▶ Written request: Look below for the line with "Generate a LaTeX" and the line with "(search-servlet.west |- req-start);"; repeat exactly those two lines and all lines between them, but no pictures.

▶ Data entries:
* * * * *

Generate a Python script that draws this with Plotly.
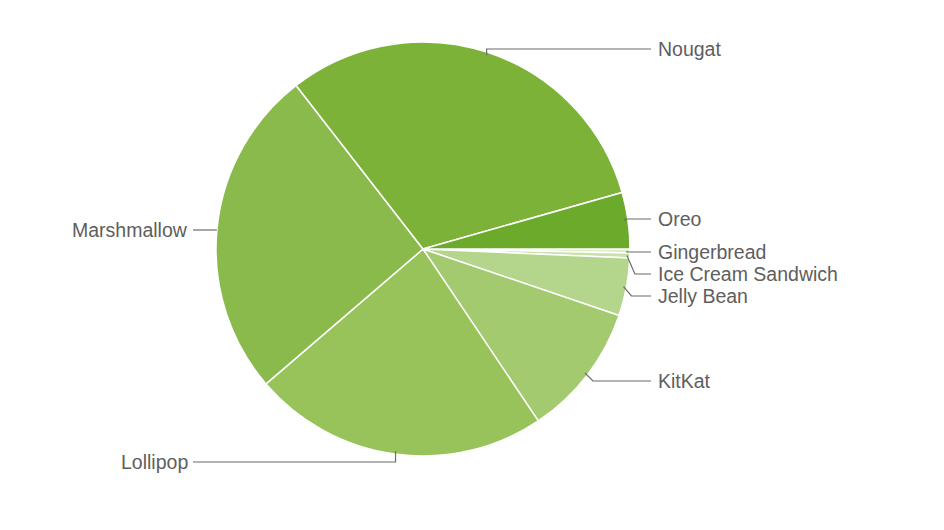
import math
import plotly.graph_objects as go

# Android platform versions distribution
versions = ["Gingerbread", "Ice Cream Sandwich", "Jelly Bean", "KitKat",
            "Lollipop", "Marshmallow", "Nougat", "Oreo"]
shares = [0.3, 0.4, 4.5, 10.4, 23.1, 25.8, 31.1, 4.4]
colors = ["#dcedc8", "#c9e2ab", "#b4d68c", "#a3ca6f",
          "#98c25a", "#8aba4c", "#7cb238", "#6caa2c"]

W, H = 944, 530
OFF = 8  # page margin around the plot div
cx, cy, r = 423, 249, 207  # pie centre and radius in page pixels

# label layout (page pixels)
label_y = {"Nougat": 49, "Oreo": 219, "Gingerbread": 252, "Ice Cream Sandwich": 274,
           "Jelly Bean": 296, "KitKat": 381, "Lollipop": 462, "Marshmallow": 230}
right_x, left_x = 651, 193


def px(x, y):
    return (x - OFF) / W, 1 - (y - OFF) / H


x0, y0 = px(cx - r, cy + r)
x1, y1 = px(cx + r, cy - r)
fig = go.Figure(go.Pie(
    labels=versions, values=shares, sort=False, direction="clockwise",
    rotation=90, textinfo="none", showlegend=False,
    marker=dict(colors=colors, line=dict(color="white", width=1.5)),
    domain=dict(x=[x0, x1], y=[y0, y1]),
))

total = sum(shares)
cum = 0
shapes, annotations = [], []
for name, v in zip(versions, shares):
    mid = (cum + v / 2) / total * 2 * math.pi  # clockwise from 3 o'clock
    cum += v
    ly = label_y[name]
    if name == "Marshmallow":
        # connector meets the edge at label height
        sx, sy = cx - math.sqrt(r ** 2 - (ly - cy) ** 2), ly
    else:
        sx, sy = cx + (r - 3) * math.cos(mid), cy + (r - 3) * math.sin(mid)
    right = sx >= cx
    ex = sx + (8 if right else -8)
    endx = right_x if right else left_x
    pts = [px(sx, sy), px(ex if abs(ly - sy) > 6 else sx, ly), px(endx, ly)]
    if name in ("Nougat", "Lollipop"):
        pts = [px(sx, sy), px(sx, ly), px(endx, ly)]
    path = "M {},{} L {},{} L {},{}".format(*[c for p in pts for c in p])
    shapes.append(dict(type="path", xref="paper", yref="paper", path=path,
                       line=dict(color="#6b6b6b", width=1.2)))
    tx, ty = px(endx + (5 if right else -3), ly)
    annotations.append(dict(x=tx, y=ty, xref="paper", yref="paper", text=name,
                            showarrow=False, xanchor="left" if right else "right",
                            yanchor="middle",
                            font=dict(family="Liberation Sans, Arial", size=19.5,
                                      color="#5e5e5e")))

fig.update_layout(width=W, height=H, margin=dict(l=0, r=0, t=0, b=0),
                  paper_bgcolor="white", plot_bgcolor="white",
                  shapes=shapes, annotations=annotations)
fig.write_html("out.html")
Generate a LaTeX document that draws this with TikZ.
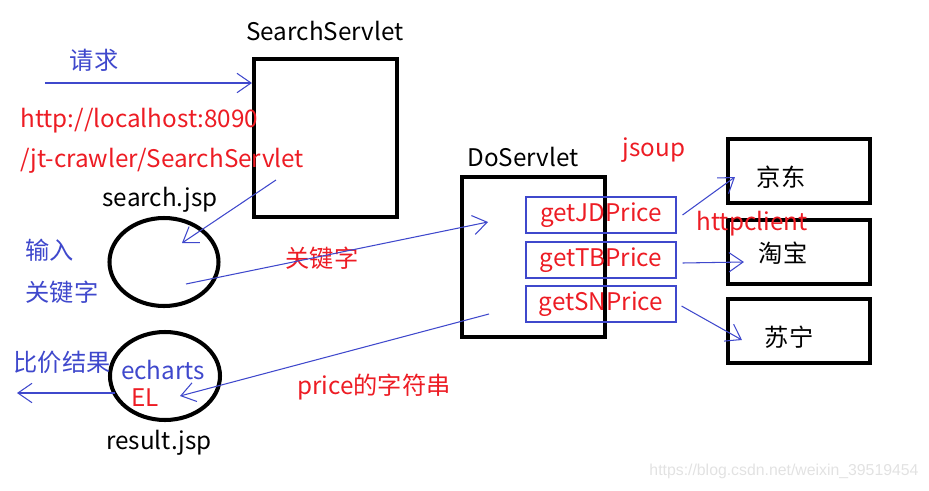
\documentclass[tikz,border=0pt]{standalone}
\usepackage{fontspec}
\setmainfont{Noto Sans CJK SC}
\newfontfamily\markfont{Liberation Sans}
\usetikzlibrary{arrows.meta, shapes.geometric}
\definecolor{pen-blue}{HTML}{3F48CC}
\definecolor{pen-red}{HTML}{ED1C24}
\definecolor{ink}{HTML}{000000}
\definecolor{faint}{HTML}{E2E2E2}

\begin{document}
\begin{tikzpicture}[
    font=\fontsize{13.8pt}{16pt}\selectfont,
    servlet/.style={
        rectangle, draw=ink, line width=2.3pt,
        minimum width=2.86cm, minimum height=3.16cm,
    },
    jsp/.style={
        ellipse, draw=ink, line width=2.3pt,
        minimum width=2.18cm, minimum height=1.76cm,
    },
    method/.style={
        rectangle, draw=pen-blue, line width=0.6pt,
        minimum width=3.0cm, minimum height=0.72cm,
        text=pen-red, inner sep=0pt,
    },
    shop/.style={
        rectangle, draw=ink, line width=2.3pt,
        minimum width=2.84cm, minimum height=1.28cm,
    },
    redtext/.style={text=pen-red, inner sep=0pt},
    bluetext/.style={text=pen-blue, inner sep=0pt},
    title/.style={text=ink, inner sep=0pt},
    flow/.style={-{Straight Barb[length=8pt, width=11pt]}, draw=pen-blue, line width=0.6pt},
]
\useasboundingbox (0,0) rectangle (18.58,9.8);

% =====================================================================
% SEARCH SIDE — request, SearchServlet, search.jsp
% =====================================================================

\node[servlet] (search-servlet) at (6.51, 7.04) {};
\node[title]   (search-title)   at (6.50, 9.18) {SearchServlet};

\node[bluetext] (req-label) at (1.88, 8.60) {请求};
\coordinate (req-start) at (0.90, 8.14);
\draw[flow] (req-start) -- (search-servlet.west |- req-start);

\node[redtext, anchor=west] (url-a) at (0.40, 7.38) {http://localhost:8090};
\node[redtext, anchor=west] (url-b) at (0.40, 6.58) {/jt-crawler/SearchServlet};

\node[title] (search-name) at (3.20, 5.80) {search.jsp};
\node[jsp]   (search-jsp)  at (3.28, 4.56) {};

\node[bluetext] (input-a) at (1.00, 4.80) {输入};
\node[bluetext] (input-b) at (1.24, 3.96) {关键字};

\draw[flow] ([shift={(0.48,0.78)}] search-servlet.south west)
    -- ([shift={(0.36,0.38)}] search-jsp.center);

% =====================================================================
% DoServlet with its three price methods
% =====================================================================

\node[servlet, minimum height=3.2cm] (do-servlet) at (10.67, 4.66) {};
\node[title] (do-title) at (10.46, 6.66) {DoServlet};

\node[method] (get-jd) at (12.02, 5.50) {getJDPrice};
\node[method] (get-tb) at (12.02, 4.60) {\raisebox{-0.06cm}{getTBPrice}};
\node[method] (get-sn) at (12.02, 3.72) {\raisebox{-0.10cm}{getSNPrice}};

\node[redtext] (kw-label) at (6.44, 4.64) {关键字};
\draw[flow] ([shift={(0.44,-0.44)}] search-jsp.center)
    -- ([shift={(-0.91,0.70)}] do-servlet.center);

% =====================================================================
% SHOPS — 京东 / 淘宝 / 苏宁
% =====================================================================

\node[shop, label={[shift={(-0.36,-0.12)}]center:京东}] (jd) at (15.98, 6.38) {};
\node[shop, label={[shift={(-0.32,-0.02)}]center:淘宝}] (tb) at (15.98, 4.76) {};
\node[shop, label={[shift={(-0.20,-0.12)}]center:苏宁}] (sn) at (15.98, 3.18) {};

\node[redtext] (jsoup)      at (13.08, 6.80) {jsoup};
\node[redtext] (httpclient) at (15.04, 5.32) {httpclient};

\draw[flow] ([xshift=0.12cm] get-jd.east)
    -- ([shift={(0.18,-0.12)}] jd.west);
\draw[flow] ([shift={(0.12,-0.06)}] get-tb.east)
    -- ([shift={(0.36,-0.20)}] tb.west);
\draw[flow] ([shift={(0.10,-0.04)}] get-sn.east)
    -- ([shift={(0.32,-0.18)}] sn.west);

% =====================================================================
% RESULT SIDE — price string back to result.jsp
% =====================================================================

\node[jsp, minimum width=2.2cm] (result-jsp) at (3.30, 2.28) {};
\node[title] (result-name) at (3.18, 0.94) {result.jsp};

\node[bluetext] (echarts) at (3.26, 2.40) {echarts};
\node[redtext]  (el)      at (2.90, 1.84) {EL};

\node[redtext] (price-label) at (7.48, 2.06) {price的字符串};
\draw[flow] ([shift={(-0.89,-1.14)}] do-servlet.center)
    -- ([shift={(0.30,-0.40)}] result-jsp.center);

\node[bluetext] (compare) at (1.24, 2.56) {比价结果};
\coordinate (result-out) at (0.34, 1.94);
\draw[flow] ([shift={(-1.0,-0.34)}] result-jsp.center) -- (result-out);

% watermark
\node[text=faint, font=\markfont\fontsize{9pt}{10pt}\selectfont] (mark) at (15.68, 0.38)
    {https://blog.csdn.net/weixin\_39519454};

\end{tikzpicture}
\end{document}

* * * * *

▶ Result below:
Generate a LaTeX document that draws this with TikZ.
\documentclass[tikz,border=0pt]{standalone}
\usepackage{fontspec}
\setmainfont{Noto Sans CJK SC}
\newfontfamily\markfont{Liberation Sans}
\usetikzlibrary{arrows.meta, shapes.geometric}
\definecolor{pen-blue}{HTML}{3F48CC}
\definecolor{pen-red}{HTML}{ED1C24}
\definecolor{ink}{HTML}{000000}
\definecolor{faint}{HTML}{E2E2E2}

\begin{document}
\begin{tikzpicture}[
    font=\fontsize{13.8pt}{16pt}\selectfont,
    servlet/.style={
        rectangle, draw=ink, line width=2.3pt,
        minimum width=2.86cm, minimum height=3.16cm,
    },
    jsp/.style={
        ellipse, draw=ink, line width=2.3pt,
        minimum width=2.18cm, minimum height=1.76cm,
    },
    method/.style={
        rectangle, draw=pen-blue, line width=0.6pt,
        minimum width=3.0cm, minimum height=0.72cm,
        text=pen-red, inner sep=0pt,
    },
    shop/.style={
        rectangle, draw=ink, line width=2.3pt,
        minimum width=2.84cm, minimum height=1.28cm,
    },
    redtext/.style={text=pen-red, inner sep=0pt},
    bluetext/.style={text=pen-blue, inner sep=0pt},
    title/.style={text=ink, inner sep=0pt},
    flow/.style={-{Straight Barb[length=8pt, width=11pt]}, draw=pen-blue, line width=0.6pt},
]
\useasboundingbox (0,0) rectangle (18.58,9.8);

% =====================================================================
% SEARCH SIDE — request, SearchServlet, search.jsp
% =====================================================================

\node[servlet] (search-servlet) at (6.51, 7.04) {};
\node[title]   (search-title)   at (6.50, 9.18) {SearchServlet};

\node[bluetext] (req-label) at (1.88, 8.60) {请求};
\coordinate (req-start) at (0.90, 8.14);
\draw[flow] (req-start) -- (search-servlet.west |- req-start);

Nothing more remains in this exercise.